With job applicants these days racking up more and more credentials, many applicants are seeking multiple degrees. A joint degree, also sometimes called a dual degree or concurrent degree, can be formal or informal but they always require a lot of advance planning. Every school, and every program, has different requirements. If you have the time, energy, and intellectual curiosity, the rewards can be great.
A joint degree can provide skills and connections that give you an advantage on the job market. Adding a substantive degree, such as an M.A. in Middle East Studies or M.S. in Bioengineering, to a more general degree, such as a JD or MBA, demonstrates to employers that you have both the quantitative or legal skills they are looking for and expertise in a particular region or field.
Even if the immediate career benefits are not entirely clear, a joint degree may still be the right choice for you if your intellectual curiosities and passions fall at the intersection of two fields. Higher education is, after all, about more than career prep. And who knows? You may blaze a new trail with your innovative use of a joint degree. These programs encourage you to approach problems from multiple angles, teach you diverse styles of professional writing, and force you to navigate different sets of goals, assumptions, and styles of inquiry. Those skills will serve you well in any field.

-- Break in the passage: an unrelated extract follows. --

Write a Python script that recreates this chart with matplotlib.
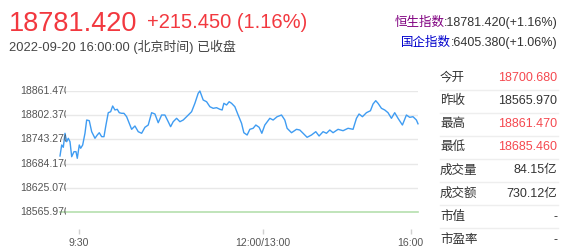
import matplotlib.pyplot as plt
from matplotlib.transforms import Bbox, TransformedBbox

plt.rcParams['font.family'] = ['Liberation Sans', 'Noto Sans CJK SC', 'DejaVu Sans']

# ---- data ----
prev_close = 18565.970
last = 18781.420
change = 215.450
change_pct = 1.16
y_levels = [18861.470, 18802.370, 18743.270, 18684.170, 18625.070, 18565.970]

# horizontal position of each sample on the session axis (0 = first print)
slot = [0, 1.7, 3.3, 5, 6.7, 8.3, 10, 11.7, 14, 16,
        17.3, 19.3, 20.7, 22.7, 25, 26.7, 29.3, 31.7, 35, 37.3,
        39.3, 41.7, 44, 46, 48.3, 50.7, 52.7, 55, 57.3, 59.3,
        61.7, 64, 66.7, 69.3, 71.7, 75, 78.3, 81.7, 85, 88.3,
        91.7, 95, 98.3, 101.7, 105, 108.3, 110.7, 113.3, 116.7, 120,
        123.3, 126.7, 131.7, 135, 138.3, 140,
        143.3, 146.7, 150, 153.3, 156.7, 160, 162.3, 164, 166.7, 169.3,
        171.7, 175, 178.3, 181.7, 184, 187.3, 190, 193.3, 196, 199.3,
        202, 205, 210, 213.3, 217.3, 221.7, 225, 227.3, 231.7, 236.7,
        240, 243.3, 247.3, 251.7, 256, 259.3, 263.3, 266.7, 270, 273.3,
        278.3, 283.3, 288.3, 293.3, 296.7, 299.3, 302.7, 306.7, 310.7, 313.3,
        316, 318.3, 321.7, 325, 328.3, 331.7, 335, 338.3, 342.7, 346.7,
        350, 353.3, 356.7, 358.3]
price = [18702.8, 18729.6, 18724.0, 18758.2, 18737.7, 18746.0, 18737.7, 18701.0, 18713.3, 18713.3,
         18697.1, 18729.6, 18721.6, 18729.6, 18758.2, 18790.6, 18789.0, 18762.1, 18746.0, 18754.0,
         18759.6, 18749.9, 18749.9, 18778.4, 18808.5, 18810.9, 18824.8, 18815.1, 18816.8, 18808.5,
         18807.0, 18807.0, 18798.7, 18782.6, 18767.9, 18776.0, 18762.1, 18758.2, 18772.8, 18778.4,
         18808.5, 18805.3, 18784.0, 18802.8, 18802.8, 18786.5, 18774.3, 18786.5, 18794.8, 18786.5,
         18790.6, 18798.7, 18810.9, 18831.4, 18855.8, 18861.5,
         18839.5, 18835.3, 18823.1, 18819.2, 18820.7, 18816.8, 18815.1, 18831.4, 18827.3, 18835.3,
         18831.4, 18823.1, 18802.8, 18782.6, 18759.6, 18754.0, 18767.9, 18770.4, 18778.4, 18772.8,
         18758.2, 18778.4, 18794.8, 18790.6, 18798.7, 18802.8, 18790.6, 18770.4, 18759.6, 18767.9,
         18766.2, 18758.2, 18748.4, 18754.0, 18762.1, 18751.6, 18762.1, 18758.2, 18766.2, 18759.6,
         18767.9, 18764.5, 18770.4, 18767.9, 18794.8, 18805.3, 18798.7, 18808.5, 18813.3, 18829.7,
         18837.8, 18831.4, 18819.2, 18815.1, 18808.5, 18794.8, 18808.5, 18794.8, 18778.4, 18802.8,
         18797.2, 18798.7, 18790.6, 18781.4]

x_ticks = [19, 203, 351]
x_labels = ['9:30', '12:00/13:00', '16:00']

index_names = ['恒生指数', '国企指数']
index_quotes = [':18781.420(+1.16%)', ':6405.380(+1.06%)']
index_colors = ['#800080', '#0000cc']

stat_names = ['今开', '昨收', '最高', '最低', '成交量', '成交额', '市值', '市盈率']
stat_values = ['18700.680', '18565.970', '18861.470', '18685.460', '84.15亿', '730.12亿', '-', '-']
stat_colors = ['#f5484f', '#333333', '#f5484f', '#f5484f', '#333333', '#333333', '#333333', '#333333']

W, H = 571, 250
fig = plt.figure(figsize=(W / 100, H / 100), dpi=100)

def fx(px):
    return px / W

def fy(py):
    return 1 - py / H

# ---- header ----
red = '#f2383f'
fig.text(fx(9), fy(31), f'{last:.3f}', fontsize=19.5, color=red, va='baseline')
fig.text(fx(147), fy(28), f'+{change:.3f} ({change_pct:.2f}%)', fontsize=14.5, color=red, va='baseline')
fig.text(fx(9), fy(51), '2022-09-20 16:00:00 (北京时间) 已收盘', fontsize=9.3, color='#444444', va='baseline')

quote_texts = []
for q, py in zip(index_quotes, [26, 46]):
    quote_texts.append(fig.text(fx(558), fy(py), q, fontsize=9, color='#333333', ha='right', va='baseline'))
fig.canvas.draw()
r = fig.canvas.get_renderer()
for t, name, col in zip(quote_texts, index_names, index_colors):
    bb = t.get_window_extent(r)
    fig.text(bb.x0 / W, t.get_position()[1], name, fontsize=9, color=col, ha='right', va='baseline')

# ---- chart ----
ax = fig.add_axes([fx(60), fy(212), fx(358), 121 / H])
ax.set_xlim(0, 358.3)
ax.set_ylim(y_levels[-1], y_levels[0])
for lv in y_levels[:-1]:
    ax.axhline(lv, xmin=2 / 358, color='#e8e8e8', lw=1, zorder=1)
ax.axhline(prev_close, color='#b5dfae', lw=1.2, zorder=1, clip_on=False)
ax.plot(slot, price, color='#3f9cf2', lw=1.0, zorder=3, clip_on=False)

for s in ['top', 'left', 'right']:
    ax.spines[s].set_visible(False)
ax.spines['bottom'].set_position(('outward', 12))
ax.spines['bottom'].set_visible(False)
ax.set_yticks([])
ax.set_xticks(x_ticks)
ax.set_xticklabels(x_labels)
ax.tick_params(axis='x', length=3.5, width=1, color='#d0d0d0', labelcolor='#555555',
               labelsize=7.6, pad=3)

# y labels are cut off where the plot starts, as in the source
clip = TransformedBbox(Bbox([[0, 0], [fx(66), 1]]), fig.transFigure)
for lv in y_levels:
    py = 212 - (lv - y_levels[-1]) / (y_levels[0] - y_levels[-1]) * 121
    t = fig.text(fx(20), fy(py), f'{lv:.3f}', fontsize=7.6, color='#555555', va='center')
    t.set_clip_box(clip)
    t.set_clip_on(True)

# ---- stats table ----
row0, step = 78, 23.1
for i, (n, v, c) in enumerate(zip(stat_names, stat_values, stat_colors)):
    yy = row0 + i * step
    fig.text(fx(440), fy(yy), n, fontsize=9, color='#333333', va='center')
    fig.text(fx(557), fy(yy), v, fontsize=9, color=c, va='center', ha='right')
    if i < len(stat_names) - 1:
        fig.add_artist(plt.Line2D([fx(440), fx(558)], [fy(yy + 11.5)] * 2,
                                  color='#eeeeee', lw=1, transform=fig.transFigure))

fig.savefig('out.png', dpi=100)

Often, a joint degree will require additional tuition funds or an additional year of study, which could have a short-term impact on your earnings. However, creative applicants may be able to earn a second degree without spending any additional money! Some top JD programs, for instance, offer scholarships and financial aid that can be used to pay for a three-year JD/MA. Some funded PhD students may be able to get a second degree without paying anything at all. The best way to get this information is to talk to current and former joint degree students and others who know the specifics of your target schools, because each program is idiosyncratic.
Occasionally, you will be able to complete an additional degree without spending an extra year in school, especially if both programs will cross-count course credit. This is most likely to be the case if you are adding a one-year master’s degree onto another program. However, most joint degrees will require an additional year or more. This may not seem like a big deal when you’re applying, but it can be a downer when your friends and classmates move onto ‘real’ jobs and you are still in the classroom. At the same time, it’s important to invest in yourself.
For some people, pursuing a joint degree means dividing time between two different schools, which may be in different cities or even on different coasts. This is manageable, but know going into it that you’re committing to moving across town or the country once (or more). If this is not feasible family-wise or financially, consider limiting your scope to programs within the same metropolitan area. If a joint degree isn’t right for you, you may still be able to take advantage of flexibility in your graduate program to take courses in another department and achieve some of the some benefits.